The US has actual independent auditors at various agencies. They're called inspectors general. Trump is trying to fire all of them: https://apnews.com/article/trump-inspectors-general-fired-co...
Instead of firing all the auditors(Inspectors General) I'd bring them in and get their input on how to tackle something of this magnitude. Then see about getting them the resources necessary as I'm assuming they would need to staff up massively with experienced auditors(aka not DOGE) and other resources.
Only because you didn't inform yourself properly. Did you know about the position of inspection general? Did you read any of their reports? Do you know Trump fired all of them? In a totally illegal move?
https://www.axios.com/2025/01/25/trump-fires-inspectors-gene...
> So here’s my question: if you were in charge of addressing this problem, how would you tackle it differently?

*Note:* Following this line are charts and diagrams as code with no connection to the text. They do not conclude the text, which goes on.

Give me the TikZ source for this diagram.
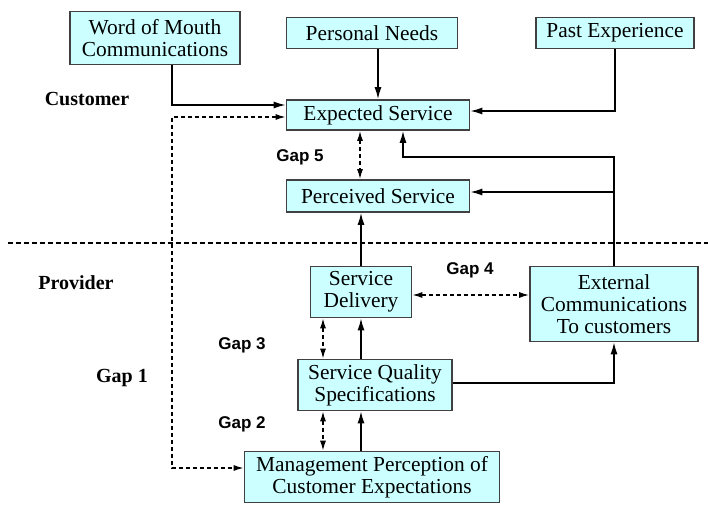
\documentclass[tikz,border=0pt]{standalone}
\usepackage{fontspec}
\setmainfont{Liberation Serif}
\newfontfamily\gapfont{Liberation Sans}
\usepackage{tikz}
\usetikzlibrary{arrows,arrows.meta,shapes}
\definecolor{boxcyan}{RGB}{204,255,255}
\tikzstyle{block}=[rectangle, draw=black!75
,fill=boxcyan
,line width=0.8pt
,align=center
,inner sep=1pt
,font=\fontsize{10.7}{11}\selectfont
]
\tikzstyle{edge} = [draw,line width=0.8pt,-{Latex[length=6pt,width=3.5pt]}]
\tikzstyle{gap edge} = [draw,line width=0.7pt,dash pattern=on 2pt off 1.5pt,{Latex[length=5pt,width=3pt]}-{Latex[length=5pt,width=3pt]}]
\tikzstyle{divider} = [draw,line width=0.7pt,dash pattern=on 2.5pt off 1.5pt]
\tikzstyle{side label} = [font=\bfseries\fontsize{10}{12}\selectfont]
\tikzstyle{gap label} = [font=\gapfont\bfseries\fontsize{8.5}{10}\selectfont]

\begin{document}
\begin{tikzpicture}[x=0.5pt,y=-0.5pt]
    \useasboundingbox (0,0) rectangle (708,508);
    % Customer side
    \node[block, minimum width=85pt, minimum height=26.5pt] (wom) at (155,38) {Word of Mouth\\Communications};
    \node[block, minimum width=85.5pt, minimum height=15.5pt] (needs) at (372,33) {Personal Needs};
    \node[block, minimum width=79pt, minimum height=15.5pt] (past) at (615,33) {Past Experience};
    \node[block, minimum width=91.5pt, minimum height=15pt] (expected) at (378,115) {Expected Service};
    \node[block, minimum width=91.5pt, minimum height=16pt] (perceived) at (378,196) {Perceived Service};

    % Provider side
    \node[block, minimum width=50.5pt, minimum height=25.5pt] (delivery) at (361,292) {Service\\Delivery};
    \node[block, minimum width=84pt, minimum height=37.5pt] (external) at (614,304) {External\\Communications\\To customers};
    \node[block, minimum width=77pt, minimum height=25.5pt] (spec) at (375,385) {Service Quality\\Specifications};
    \node[block, minimum width=127.5pt, minimum height=25.5pt] (mgmt) at (372,477) {Management Perception of\\Customer Expectations};

    % Labels
    \node[side label] (customer) at (87,99) {Customer};
    \node[side label] (provider) at (76,283) {Provider};
    \node[side label] (gap1) at (122,378) {Gap 1};
    \foreach \pos/\name/\txt in {{(300,157)/gap5/Gap 5}, {(470,270)/gap4/Gap 4}, {(242,345)/gap3/Gap 3}, {(242,424)/gap2/Gap 2}}
        \node[gap label] (\name) at \pos {\txt};

    % Divider between customer and provider
    \coordinate (div left) at (8,243);
    \coordinate (div right) at (708,243);
    \path[divider] (div left) -- (div right);

    % Axes and bends for the connectors
    \coordinate (flow axis) at (361,0);
    \coordinate (gap axis) at (323,0);
    \coordinate (gap5 axis) at (360,0);
    \coordinate (gap1 axis) at (172,300);
    \coordinate (feedback) at (403,157);
    \coordinate (perceived in) at ([yshift=2pt]perceived.east);

    % Solid connectors
    \path[edge] ([xshift=8.5pt]wom.south) |- ([yshift=5pt]expected.west);
    \path[edge] ([xshift=3pt]needs.south) -- ([xshift=3pt]needs.south |- expected.north);
    \path[edge] (past.south) |- ([yshift=2pt]expected.east);
    \path[edge] (external.north) |- (feedback) -- (feedback |- expected.south);
    \path[edge] (external.north |- perceived in) -- (perceived in);
    \foreach \source/ \dest in {mgmt/spec, spec/delivery, delivery/perceived}
        \path[edge] (flow axis |- \source.north) -- (flow axis |- \dest.south);
    \path[edge] ([yshift=1pt]spec.east) -| (external.south);

    % Gap connectors
    \path[gap edge] (gap5 axis |- expected.south) -- (gap5 axis |- perceived.north);
    \path[gap edge] ([yshift=-1.5pt]delivery.east) -- ([yshift=-1.5pt]delivery.east -| external.west);
    \path[gap edge] (gap axis |- delivery.south) -- (gap axis |- spec.north);
    \path[gap edge] (gap axis |- spec.south) -- (gap axis |- mgmt.north);
    \path[gap edge] ([yshift=-1pt]expected.west) -| (gap1 axis) |- ([yshift=4.5pt]mgmt.west);
\end{tikzpicture}
\end{document}
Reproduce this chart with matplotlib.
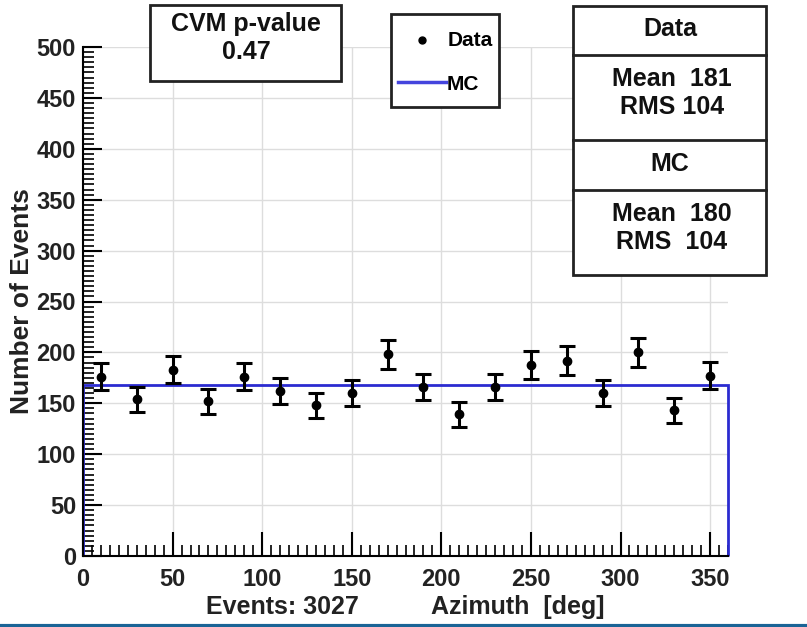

For one, with responsibility and care for the public. Not with reckless abandon. Not with malice. Not with a child-like perversion towards breaking things because it’s fun.
Politics aside, this has been an extremely unsettling disruption in the faith we have in our institutions. Trust and stability are the backbones to societal and economic growth. The unseen costs Trump/Musk/doge have wrought are massive, are spread equally among all people (globally, in US, minus the wealthy class), and is hard to see on a spreadsheet
I think it's certain that there will be positive and negative consequences and both of those will be on a large scale. I too am curious about the positives.
I think the negatives could have been easily minimized to more-reasonable-level without affecting the positive ones, if it wasn't headed by hothead Elon.
>published its findings for the public
Is doge actually doing this in a meaningful way? What is the website? Thus far I'm only aware of them celebrating partisan victories like chopping funding for trans theater etc.
Considering how atrociously bad they have been at estimated money saved, I don't think they have any positive results at all.
https://www.npr.org/2025/02/19/nx-s1-5302705/doge-overstates...
Twitter guy is going to do so much damage to America.
It's shocking to me how many people think that auditing government agencies is some new thing being implemented by Trump/Musk.
These agencies all have Inspector Generals, who are outside of the agency and responsible for auditing their particular agency. And they do, there are reports on this sort of thing.
Most of the IGs, if not all, were fired by Trump first thing.
> corruption wouldn’t persist
We still haven't seen any evidence of corruption, by the way. Yeah, I'm sure there's some gov employees here and there doing fraudulent stuff, skimming off the top or getting gov contracts to their buddies. But there has been zero evidence of any widespread or systemic corruption in a single agency. Nothing.
The agency that did get axed the most -- USAID -- was because of "woke ideology" that they were supposedly pushing (though there wasn't any evidence of that being widespread either), not corruption/fraud (breaking the law).
It's like the WMD excuse to invade Iraq.